UNICEF's press release also reflected this balanced tone. Its lead stated, "UNICEF today outlined practical measures that could be adopted to improve the treatment of Palestinian children who are in contact with the Israeli military detention system." It also concluded on an optimistic note, stating,
UNICEF welcomes some improvement in the treatment of Palestinian children in the Israeli military system over the past years, including raising the age when Palestinian children reach adulthood from 16 to 18 years. UNICEF will continue its engagement with Israeli military authorities to improve the safeguards that promote the rights and well-being of Palestinian children in military custody.

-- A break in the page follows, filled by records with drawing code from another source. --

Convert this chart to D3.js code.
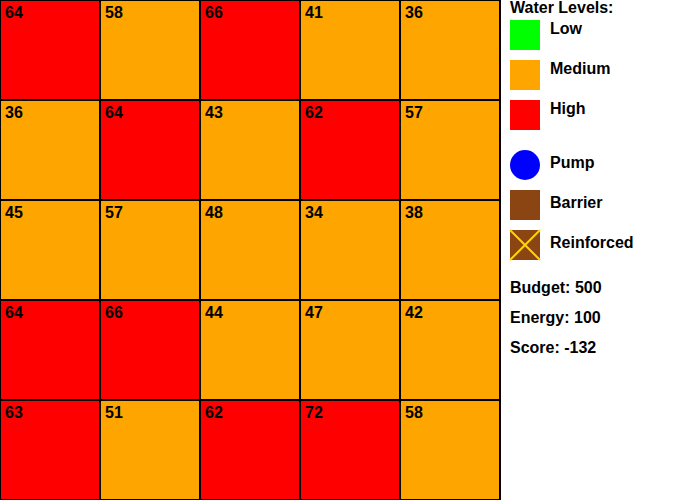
<!DOCTYPE html>
<html>
<head>
<meta charset="utf-8">
<script src="https://d3js.org/d3.v7.min.js"></script>
<style>
  html, body { margin: 0; padding: 0; background: #fff; }
  svg { display: block; }
  text { font-family: "Liberation Sans", Arial, sans-serif; font-weight: bold; fill: #000; }
</style>
</head>
<body>
<svg id="chart" width="700" height="500"></svg>
<script>
const rowIdx = [0, 1, 2, 3, 4];
const colIdx = [0, 1, 2, 3, 4];
const row0 = [64, 58, 66, 41, 36];
const row1 = [36, 64, 43, 62, 57];
const row2 = [45, 57, 48, 34, 38];
const row3 = [64, 66, 44, 47, 42];
const row4 = [63, 51, 62, 72, 58];
const levelNames = ["Low", "Medium", "High"];
const levelColors = ["#00ff00", "#ffa500", "#ff0000"];
const levelThresholds = [30, 60];
const structNames = ["Pump", "Barrier", "Reinforced"];
const statsLabels = ["Budget", "Energy", "Score"];
const statsValues = [500, 100, -132];

const rows = [row0, row1, row2, row3, row4];
const svg = d3.select("#chart");
const FS = 16;

const x = d3.scaleBand().domain(colIdx).range([0, 500]);
const y = d3.scaleBand().domain(rowIdx).range([0, 500]);
const color = d3.scaleThreshold().domain(levelThresholds).range(levelColors);

const cells = [];
rows.forEach((r, ri) => r.forEach((v, ci) => cells.push({ r: ri, c: ci, v })));

const g = svg.append("g");
const cg = g.selectAll("g.cell").data(cells).join("g").attr("class", "cell");
cg.append("rect")
  .attr("x", d => x(d.c)).attr("y", d => y(d.r))
  .attr("width", x.bandwidth()).attr("height", y.bandwidth())
  .attr("fill", d => color(d.v))
  .attr("stroke", "#000").attr("stroke-width", 2);
cg.append("text")
  .attr("x", d => x(d.c) + 5).attr("y", d => y(d.r) + 18)
  .attr("font-size", FS)
  .text(d => d.v);

// Legend
const lg = svg.append("g");
lg.append("text").attr("x", 510).attr("y", 13).attr("font-size", FS).text("Water Levels:");

const ly = d3.scalePoint().domain(levelNames).range([20, 100]);
levelNames.forEach((n, i) => {
  lg.append("rect").attr("x", 510).attr("y", ly(n)).attr("width", 30).attr("height", 30)
    .attr("fill", levelColors[i]);
  lg.append("text").attr("x", 550).attr("y", ly(n) + 13.5).attr("font-size", FS).text(n);
});

const sy = d3.scalePoint().domain(structNames).range([150, 230]);
// Pump
lg.append("circle").attr("cx", 525).attr("cy", sy("Pump") + 15).attr("r", 15).attr("fill", "#0000ff");
// Barrier
lg.append("rect").attr("x", 510).attr("y", sy("Barrier")).attr("width", 30).attr("height", 30).attr("fill", "#8b4513");
// Reinforced
lg.append("rect").attr("x", 510).attr("y", sy("Reinforced")).attr("width", 30).attr("height", 30).attr("fill", "#8b4513");
lg.append("line").attr("x1", 510).attr("y1", sy("Reinforced")).attr("x2", 540).attr("y2", sy("Reinforced") + 30)
  .attr("stroke", "#ffd700").attr("stroke-width", 2);
lg.append("line").attr("x1", 540).attr("y1", sy("Reinforced")).attr("x2", 510).attr("y2", sy("Reinforced") + 30)
  .attr("stroke", "#ffd700").attr("stroke-width", 2);
structNames.forEach(n => {
  lg.append("text").attr("x", 550).attr("y", sy(n) + 17.5).attr("font-size", FS).text(n);
});

const ty = d3.scalePoint().domain(statsLabels).range([293, 353]);
statsLabels.forEach((n, i) => {
  lg.append("text").attr("x", 510).attr("y", ty(n)).attr("font-size", FS).text(n + ": " + statsValues[i]);
});
</script>
</body>
</html>
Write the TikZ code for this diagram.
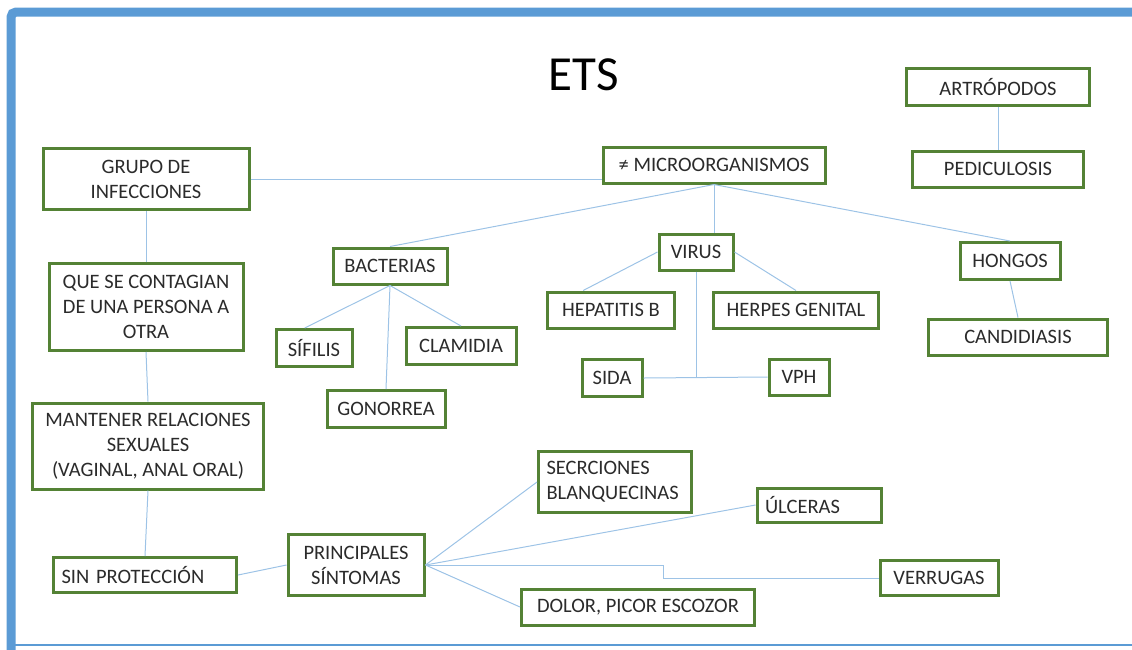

The Lancet, by contrast, contains none of this balance. Its lead diverges from the actual story, the UNICEF report, instead emphasizing the theme of Palestinian grievance:
"What it feels like to live here you ask? It's like being a shadow of your own, caught on the ground, not being able to break out and you see yourself lying there, but you cannot fill the shadow with life."
Alleged Israeli detention violations are characterized as "appalling acts." But no such words are applied to Palestinian stone throwers. After mentioning the occasional use of Palestinian minors as suicide bombers, The Lancet informs that "most detainments are for throwing stones," implying that it is not a serious crime. However, shattering the windshields of automobiles driven by unsuspecting civilian commuters is a very serious crime. Ironically, the day before The Lancet editorial appeared, an Israeli infant was critically injured in an automobile accident caused by Palestinian stone throwers.
The Lancet's biased coverage of Israel and the Palestinians and its willingness to promote the anti-Israel message of Derek Summerfield seem out of place alongside serious, objective articles on medicine and medical science.